Will,

On Mon, Nov 06, 2006 at 03:30:50PM -0500, William Cohen wrote:
> >
> >>At the very least there needs to be a mechanism to read the values of the 
> >>performance monitoring hardware registers in kernel-space. Certainly 
> >>people have used get_cycles() to see how long certain things take to do 
> >>within the kernel. Having access to the performance monitoring counters 
> >>would allow better testing of some hypothesis, e.g. were there fewer or 
> >>more cache misses with this approach versus another approach. It isn't 
> >>practical to do the read of the performance counter in user-space. Too 
> >>bad that the performance hardware designers for most processors took 
> >>short cuts, so that a simple direct reading of the perfmon hardware data 
> >>counters won't work.
> >
> >
> >ou can read any raw performance counters in kernel space using the 
> >appropriate Yassembly instruction. On x86 that would be rdmsr/rdpmc. Of 
> >course, that would
> >not give you the full 64-bit (software virtualized) value. But I suspect 
> >that in-kernel you are after micro-mesasurements that are unlikely to run 
> >long
> >enough to overflow a 32-bit counter (especially if not measuing cycles).
> >
> >I think you are after a small subset of the calls from perfmon2, namely
> >start/stop, read counters. I think the setup/tear-down could be done at the
> >user level, i.e., you'd have to assume there is a session going. If we
> >further assume system-wide ONLY and that you can only operate on the cpu 
> >where
> >you issue the call, then it would not be too difficult to add the 3 calls 
> >you need.
> >
> 
> Hi Stephane,
> 
> I have been thinking some more about using the counter in the kernel. The 
> rdmsr/rdpmc certainly give access to the performance monitoring registers. 
> Having counters setup to be system-wide only before the module is loaded 
> would be sufficient.

Yes, I envision that this would only make sense in a system-wide type of 
measurement. Then on each CPU, the kernel couldhave a collector thread
readings the counters.

> 
> How is the user space going to communicate to the kernel modules which 
> registers hold which values. Libpfm could  put events in different counter 
> than the module expects, e.g. watchdog timer off or on where register 0 may 
> or may not be used or p4 machine booted in HT and not HT mode.
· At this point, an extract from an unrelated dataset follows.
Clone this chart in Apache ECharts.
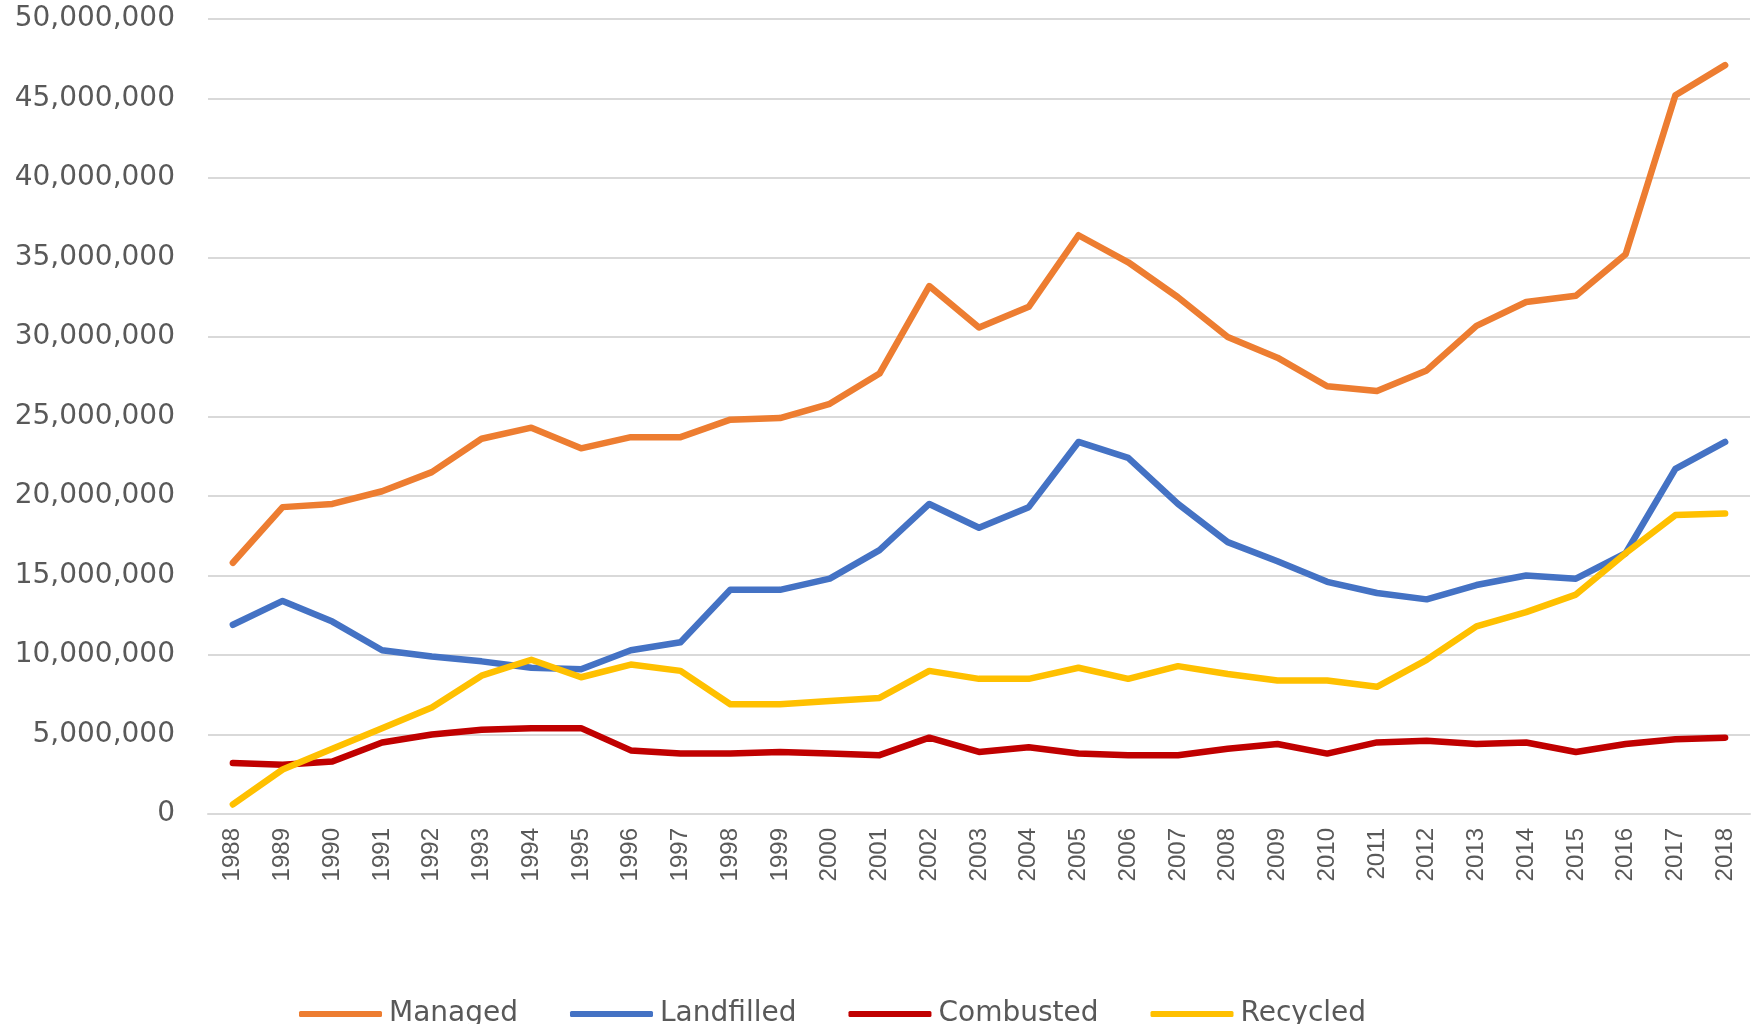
<!DOCTYPE html>
<html>
<head>
<meta charset="utf-8">
<script src="https://cdn.jsdelivr.net/npm/echarts@6/dist/echarts.min.js"></script>
<style>
  html, body { margin: 0; padding: 0; background: #fff; }
  #chart { width: 1761px; height: 1024px; }
</style>
</head>
<body>
<div id="chart"></div>
<script>
const years = ['1988', '1989', '1990', '1991', '1992', '1993', '1994', '1995', '1996', '1997',
  '1998', '1999', '2000', '2001', '2002', '2003', '2004', '2005', '2006', '2007',
  '2008', '2009', '2010', '2011', '2012', '2013', '2014', '2015', '2016', '2017', '2018']

const managed = [15800000, 19300000, 19500000, 20300000, 21500000, 23600000, 24300000, 23000000, 23700000, 23700000,
  24800000, 24900000, 25800000, 27700000, 33200000, 30600000, 31900000, 36400000, 34700000, 32500000,
  30000000, 28700000, 26900000, 26600000, 27900000, 30700000, 32200000, 32600000, 35200000, 45200000, 47100000]

const landfilled = [11900000, 13400000, 12100000, 10300000, 9900000, 9600000, 9200000, 9100000, 10300000, 10800000,
  14100000, 14100000, 14800000, 16600000, 19500000, 18000000, 19300000, 23400000, 22400000, 19500000,
  17100000, 15900000, 14600000, 13900000, 13500000, 14400000, 15000000, 14800000, 16400000, 21700000, 23400000]

const combusted = [3200000, 3100000, 3300000, 4500000, 5000000, 5300000, 5400000, 5400000, 4000000, 3800000,
  3800000, 3900000, 3800000, 3700000, 4800000, 3900000, 4200000, 3800000, 3700000, 3700000,
  4100000, 4400000, 3800000, 4500000, 4600000, 4400000, 4500000, 3900000, 4400000, 4700000, 4800000]

const recycled = [600000, 2800000, 4100000, 5400000, 6700000, 8700000, 9700000, 8600000, 9400000, 9000000,
  6900000, 6900000, 7100000, 7300000, 9000000, 8500000, 8500000, 9200000, 8500000, 9300000,
  8800000, 8400000, 8400000, 8000000, 9700000, 11800000, 12700000, 13800000, 16400000, 18800000, 18900000]

const chart = echarts.init(document.getElementById('chart'))

function line(name, data, color) {
  return {
    name,
    type: 'line',
    data,
    symbol: 'none',
    color,
    lineStyle: { width: 6.5, color, cap: 'round', join: 'round' }
  }
}

const option = {
  animation: false,
  grid: { left: 208, right: 11, top: 19, bottom: 210 },
  legend: {
    data: ['Managed', 'Landfilled', 'Combusted', 'Recycled'],
    left: 294,
    top: 995,
    icon: 'roundRect',
    itemWidth: 83,
    itemHeight: 6,
    itemGap: 52,
    textStyle: { fontFamily: 'DejaVu Sans', fontSize: 28, color: '#595959', padding: [0, 0, 0, 2] }
  },
  xAxis: {
    type: 'category',
    data: years,
    boundaryGap: true,
    axisLine: { lineStyle: { color: '#d9d9d9', width: 2 } },
    axisTick: { show: false },
    axisLabel: {
      rotate: 90,
      margin: 14,
      interval: 0,
      fontFamily: 'Liberation Sans Narrow, Liberation Sans',
      fontSize: 24,
      color: '#595959'
    }
  },
  yAxis: {
    type: 'value',
    min: 0,
    max: 50000000,
    interval: 5000000,
    axisLine: { show: false },
    axisTick: { show: false },
    splitLine: { lineStyle: { color: '#d9d9d9', width: 2 } },
    axisLabel: {
      margin: 33,
      fontFamily: 'DejaVu Sans',
      fontSize: 28,
      color: '#595959',
      formatter: v => v.toLocaleString('en-US')
    }
  },
  series: [
    line('Managed', managed, '#ED7D31'),
    line('Landfilled', landfilled, '#4472C4'),
    line('Combusted', combusted, '#C00000'),
    line('Recycled', recycled, '#FFC000')
  ]
}

chart.setOption(option)
</script>
</body>
</html>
Yes, for that you would have to invent to dedicated interface maybe through
a device driver. The driver would record in the kernel globals, which counters
to read from for what event.

Note that we could also provide a simplified pfm_read_pmds() for kernel 
callers. You
can get to the perfmon context attached to each CPU by reading the per-CPU 
variable
pmu_ctx. To make sense of the counters, you need to know that PMD4 measures 
CPU_CYCLES,
i.e., event -> counter assignment no matter what because, as you point out, 
there
can be more than one assignment possible.